(Nieve Negra, ARG,
2017) Direção: Martin Hodara. Com Ricardo Darin, Leonardo Sbaraglia, Laia
Costa.
Por João Paulo Barreto
Algumas feridas não se cicatrizam jamais, diz a frase
clichê. Essa definição é bem apropriada para a vida de Salvador, o atormentado
ermitão que vive isolado na propriedade de sua família localizada na patagônia argentina.
Remoendo um passado traumático, o homem sobrevive da caça e mantém-se aquecido
do modo como pode, mesmo que há muito suas magoas não possam mais deixar qualquer
calor penetrá-las. Tais sentimentos estão prestes a inflamar por conta da
visita de sue irmão, Marcos, que, junto com sua jovem esposa grávida, vai até
Salvador levando as cinzas do pai de ambos. A intenção é depositá-las no mesmo
local onde o irmão caçula deles foi enterrado quando criança. Tal intento, no
entanto, despertará mais dor e ódio do que qualquer possibilidade de uma recepção
calorosa por parte do ermitão.
Neve Negra cria em
seu ambiente inóspito de frio congelante e ventos afiados a metáfora perfeita
para o que rege a natureza familiar daqueles dois homens. Criados sob a régia
tirânica e sádica de um pai violento, os dois rapazes, o garoto caçula e a irmã
adolescente são apresentados ao público em eficientes flashbacks, inseridos em
cena de um modo surpreendente ao utilizar o som diegético de cada ambiente,
seja ele o ranger de uma escada, o barulho de uma surra de cinto sendo aplicada
ou simplesmente os passos na neve. O modo orgânico como as revelações são feitas
a partir do retorno de cada membro daquele ciclo a um passado doloroso, repleto
de culpa e arrependimento, leva o espectador a compartilhar com aquela família
desintegrada toda aquela mágoa.
Marco e sua irmã encaram as feridas da memória |
Aqui, o interesse em lucrar com as terras em uma possível
venda que deixaria todos milionários não passa nem perto das intenções de
Salvador. Para ele, o segredo escondido naquele inóspito ambiente e sua própria
permanência no lugar soam como uma penitência, algo pelo qual ele precisa pagar
por se considerar responsável pela morte do irmão caçula, baleado durante uma
caçada na floresta.
Para seu personagem, o sempre eficiente Ricardo Darin consegue
trazer uma densidade assombrosa, algo que, através de uma postura curvada e de olhar
cansado, mas sempre atento, coloca a construção de Salvador como a de uma besta
fera, quase que uma criatura animalesca, alguém que pode até se expressar
através de poucas palavras, mas cujo silêncio, mesclado a um constante senso de
observação e necessidade de viver isolado são mantidos justamente como um modo
de proteção de uma fúria que precisa ser sufocada.

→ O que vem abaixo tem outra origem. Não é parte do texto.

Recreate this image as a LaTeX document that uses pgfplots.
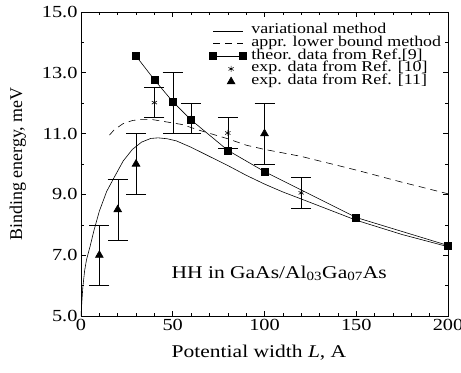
\documentclass[border=0pt]{standalone}
\usepackage{fontspec}
\setmainfont{Liberation Serif}[FakeStretch=1.2]
\newfontfamily\ylabfont{Liberation Serif}
\usepackage{pgfplots}
\pgfplotsset{compat=1.18}
\pgfplotsset{
  lineleg/.style={legend image code/.code={\path (-4bp,0bp) (38bp,0bp);\draw[##1] (0bp,0bp) -- (30bp,0bp);}},
  twomarkleg/.style={legend image code/.code={\path (-4bp,0bp) (38bp,0bp);\draw[##1] plot coordinates {(0bp,0bp) (30bp,0bp)};}},
  markleg/.style={legend image code/.code={\path (-4bp,0bp) (38bp,0bp);\draw[##1] plot coordinates {(18bp,0bp)};}},
}

\pgfplotstableread{
L E
0 5.0
0.5 5.5
1 5.95
2 6.5
3 6.85
5 7.3
7 7.8
10 8.45
14 9.1
18 9.55
23 10.1
28 10.48
33 10.72
38 10.84
42 10.86
47 10.83
52 10.76
60 10.55
70 10.25
80 9.95
90 9.63
100 9.34
110 9.08
120 8.85
135 8.5
150 8.15
175 7.68
200 7.28
}\variational

\pgfplotstableread{
L E
15.5 10.95
18 11.12
23 11.33
28 11.43
33 11.47
38 11.47
45 11.4
55 11.3
65 11.1
80 10.83
90 10.62
100 10.48
120 10.25
150 9.8
175 9.4
200 9.02
}\lowerbound

\pgfplotstableread{
L E
30 13.55
40 12.77
50 12.05
60 11.45
80 10.45
100 9.75
150 8.24
200 7.32
}\theor

\pgfplotstableread{
L E err
40 12.02 0.5
50 12.0 1.0
60 11.5 0.5
80 11.02 0.5
120 9.05 0.5
}\expten

\pgfplotstableread{
L E err
10 7.0 1.0
20 8.5 1.0
30 10.0 1.0
100 11.0 1.0
}\expeleven

\begin{document}
\begin{tikzpicture}
\begin{axis}[
  scale only axis, width=367bp, height=304bp,
  xmin=0, xmax=200, ymin=5, ymax=15,
  xtick={0,50,...,200}, minor x tick num=4,
  ytick={5,7,...,15}, minor y tick num=1,
  tick align=inside, tick pos=both, ticklabel pos=left,
  major tick length=5bp, minor tick length=3bp,
  yticklabel style={/pgf/number format/.cd, fixed, fixed zerofill, precision=1},
  /pgf/number format/assume math mode=true,
  tick label style={font=\fontsize{17}{19}\selectfont, black},
  xlabel={Potential width \textit{L}, A},
  ylabel={\ylabfont Binding energy, meV},
  every axis x label/.style={at={(axis description cs:0.485,-0.12)}, anchor=center, font=\fontsize{18}{20}\selectfont},
  every axis y label/.style={at={(axis description cs:-0.172,0.5)}, anchor=center, rotate=90, font=\fontsize{18}{20}\selectfont},
  legend style={at={(rel axis cs:0.99,0.965)}, anchor=north east, draw=none, fill=none,
    font=\fontsize{15}{15}\selectfont,
    nodes={inner sep=0pt, text height=9bp, text depth=3bp}, row sep=0.7bp},
  legend cell align=left,
  every axis plot/.append style={line width=0.6pt},
  axis line style={line width=0.6pt},
  tick style={line width=0.6pt, black},
]
\coordinate (O) at (rel axis cs:0,0);
\addplot[black, no marks, lineleg] table[x=L,y=E] {\variational};
\addlegendentry{variational method}
\addplot[black, no marks, dash pattern=on 7pt off 5pt, lineleg] table[x=L,y=E] {\lowerbound};
\addlegendentry{appr. lower bound method}
\addplot[black, mark=square*, mark size=3.5bp, mark options={solid}, twomarkleg] table[x=L,y=E] {\theor};
\addlegendentry{theor. data from Ref.[9]}
\addplot[black, only marks, mark=asterisk, mark size=3bp, markleg,
  error bars/.cd, y dir=both, y explicit, error mark options={rotate=90, black, mark size=10bp, line width=0.6pt}] table[x=L,y=E,y error=err] {\expten};
\addlegendentry{exp. data from Ref. [10]}
\addplot[black, only marks, mark=triangle*, mark size=4.5bp, markleg,
  error bars/.cd, y dir=both, y explicit, error mark options={rotate=90, black, mark size=10bp, line width=0.6pt}] table[x=L,y=E,y error=err] {\expeleven};
\addlegendentry{exp. data from Ref. [11]}
\node[font=\fontsize{18}{20}\selectfont, anchor=center] at (axis cs:108,6.4) {HH in GaAs/Al\textsubscript{03}Ga\textsubscript{07}As};
\end{axis}
\pgfresetboundingbox
\path (O) ++(-81bp,-57bp) rectangle ++(461bp,373bp);
\end{tikzpicture}
\end{document}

Salvador: mágoas, arrependimento e ódio escondidos no isolamento |
Não demora, claro, para tal fúria explodir e as razões para
isso acontecer nos chega de modo a provar que o passado de um homem sempre
volta para assombrá-lo. A Salvador e Marcos não resta muita coisa a não ser o
lamento de uma vida que se preferiu levar tentando fugir dos próprios erros, da
própria inércia e de uma passividade supreendente. Para o homem a viver
solitário com seus próprios fantasmas e arrependimentos a assombrar-lhe, ao
menos, alguma recompensa lhe é concedida no final. Mesmo que não pareça assim
ao espectador, friso. Já para Marcos, mesmo com um filho a caminho e
possibilidade de fortuna a acompanhar-lhe, o que resta, surpreendentemente é
bem menos do que ficou para o irmão mais velho.
Com a licença da repetição, o passado sempre volta a assombrar o homem. No caso de Marcos, este não tardará.